Understanding 4th edition Dungeons & Dragons
Posted by Tobold's Blog [HTML][XML][PERM][FULL] on 21 March 2014, 6:23 am
On this blog I discuss all sorts of games that I play, from pen & paper role-playing games to computer games on various platforms. And sometimes the comparison of very different games, or making links between the discussions about those very different games, can be enlightening. That caused me to rethink my position on 4th edition Dungeons & Dragons.

The thing is that for me "4th edition" is not just a label, but really a 4th version of something I know. I played through all the previous editions. Mostly 1st edition AD&D and 2nd edition, a bit less 3rd edition, and now 4th edition since two years as a DM. I also played a bunch of other pen & paper roleplaying games from other companies. Thus my way to play 4th edition D&D is not based solely on what is written in the 4E rule books, but is based on over 30 years of experience with pen & paper role-playing games.

Pen & paper role-playing systems all have holes in their rules. Different systems cover different aspects of the game better or less well. Early systems, and that means especially early editions of Dungeons & Dragons, did not talk a lot about the actual playing of a role, in the sense of interactive story-telling. Yes, there is some sort of story in an adventure module like the Tomb of Horrors or Keep on the Borderlands (Caves of Chaos). But the bulk of such an adventure was always a huge dungeon full of traps and monsters. It was some years later that modules like the UK series or Ravenloft started to put more of an emphasis on the story and the played interaction between player characters and NPCs.
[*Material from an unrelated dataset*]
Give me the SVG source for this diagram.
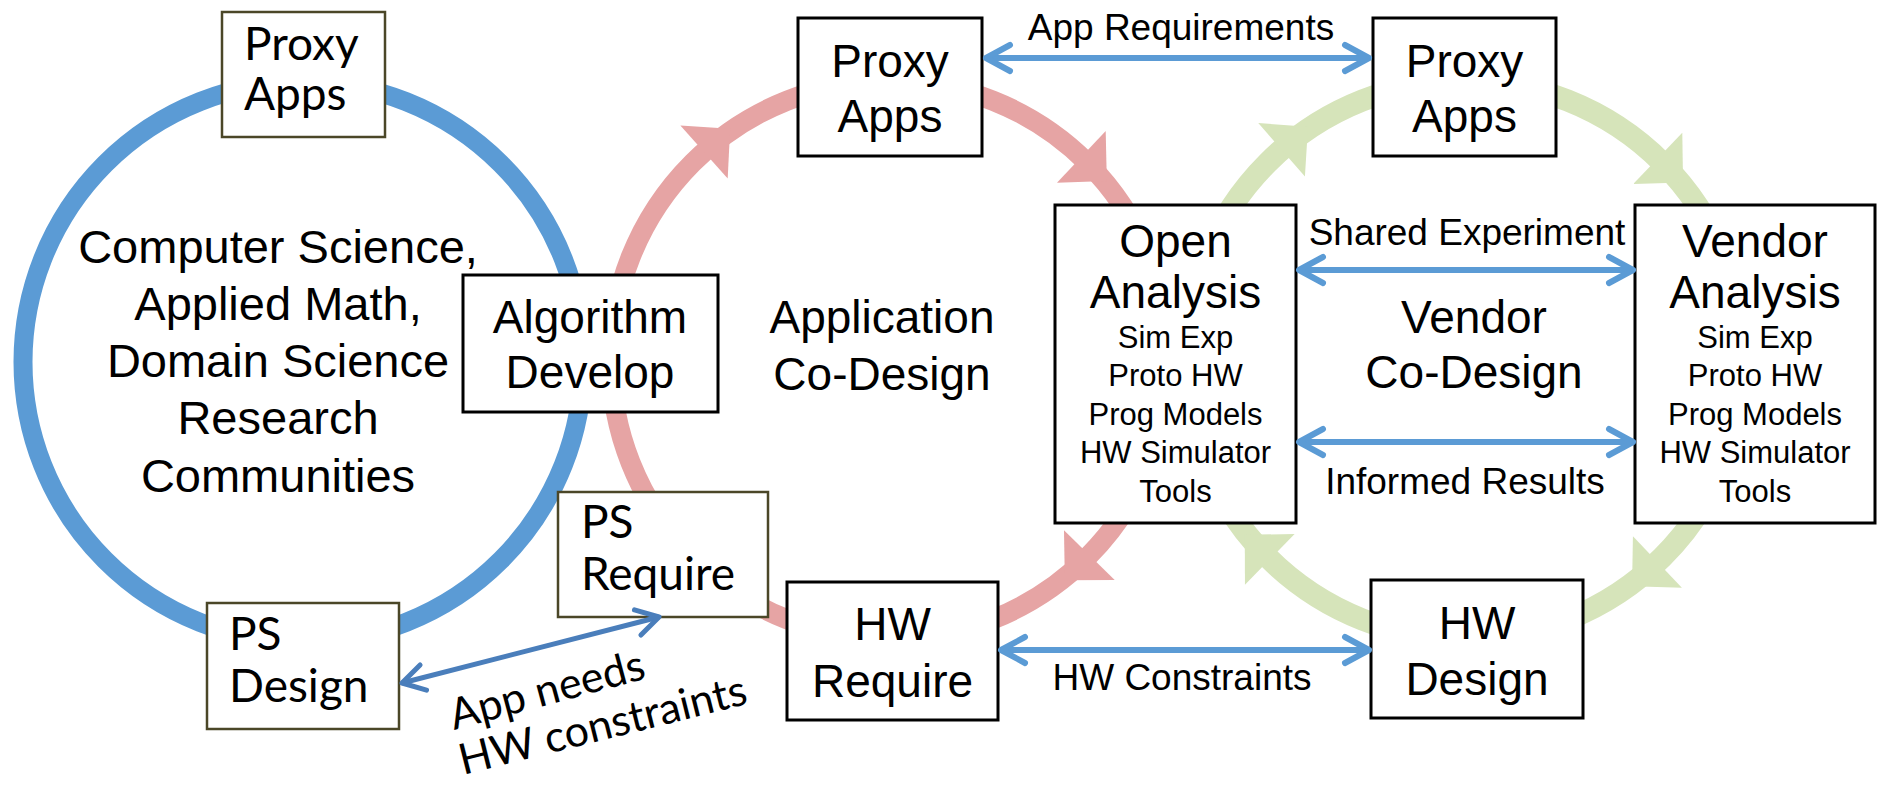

Some people preferred that sort of interactive story-telling to the hack'n'slay ways of old. Other companies developed RPG rules systems which put a lot more emphasis on the story (and were often much less detailed on tactical combat rules). Personally I came to the conclusion that it would be best to mix the two, somewhere around the 50:50 mark. And I found that the "best practices" of role-playing are easily transferable from one system to another. For example in the 13th Age rules system there are very nice rules on character creation which encourage a player to come up with "One Unique Thing" about their character, like "I am the lost heir to the fallen dwarven kingdom". That rule works for pretty much every pen & paper system, and I'll certainly use it for my next 4E campaign.

The consequence of all that is that the 4E campaign that I am playing is not "4E as written", but is the 4E rules augmented with 30+ years of experience and rules from other systems to plug the holes that 4th edition has. Thus if somebody tells me "you can't role-play in 4E", I disagree, my campaign certainly isn't like that.
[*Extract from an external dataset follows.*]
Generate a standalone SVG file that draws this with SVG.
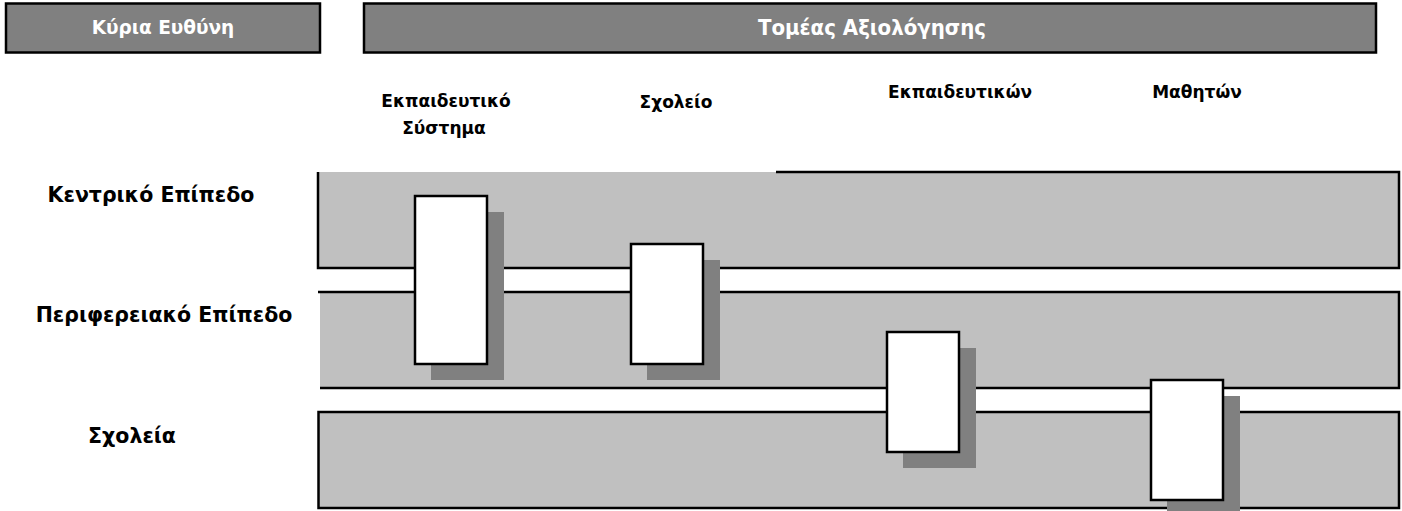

But when we recently discussed MMORPG design, I said that players tend to follow the incentives that the game gives them. So I find it important for a MMORPG that it doesn't make one path (like questing) far more rewarded than everything else, because that leads to everybody following that one path like a herd of lemmings. While you *can* do other things in MMORPGs than following that path, the game often lets you know quite clearly that "you shouldn't do that", by giving you no or inadequate rewards and thereby discouraging you from doing anything else than the lemming path. And then I realized that while maybe not expressed that way, the problem that people have with 4th edition is pretty much the same: If you don't have the experience and "best practices" of role-playing, you would probably end up playing 4E as written in the rules and adventure modules, and then it becomes just a series of encounters with not enough role-playing in between. The 4E rule books and adventure modules give no incentives or encouragement to role-play, so if you don't resist the general "pull" of the system, you end up doing something too linear and boring.

Now even for 4E enough years have passed that there are adventures with very different qualities here. The first 4E adventure Keep on the Shadowfell is horrible regarding NPCs, and does a very bad job of introducing them and making their motivations clear to the players. The "story" of Keep on the Shadowfell ends up being "we fight through a dungeon and kill the boss mob at the end". A more recent adventure like the Madness at Gardmore Abbey we are currently playing is already a lot better in that respect. But still I found myself modifying stuff in the Gardmore Abbey adventure, to improve the role-playing part of it. And the presentation of 4E adventures always has one part of the adventure being page after page of encounters, while any information about story and NPCs is written elsewhere, and it isn't always evident on how to mix that story part with the tactical encounters.

I remain convinced that of the many pen & paper role-playing systems I have played, 4th edition Dungeons & Dragons has the best tactical combat rules and the best class balance. Which for me and my group makes it the perfect rules system, because we can fill the holes on the story-telling side with rules from other systems. It would be much harder to play a story-centric system and try to add the tactical combat rules of 4E to it than the other way around. Having said that, I think that 4E Dungeons & Dragons is probably not a good system to learn pen & paper role-playing games with: The tactical rules are complex, and there isn't enough information in the rule books to assure good role-playing. Having said that, this isn't edition-specific. Previous editions were just as bad to teach people how to role-play, and 5th edition appears to be only a bit better, with rules like the "background" instead of free choices of skills and talents.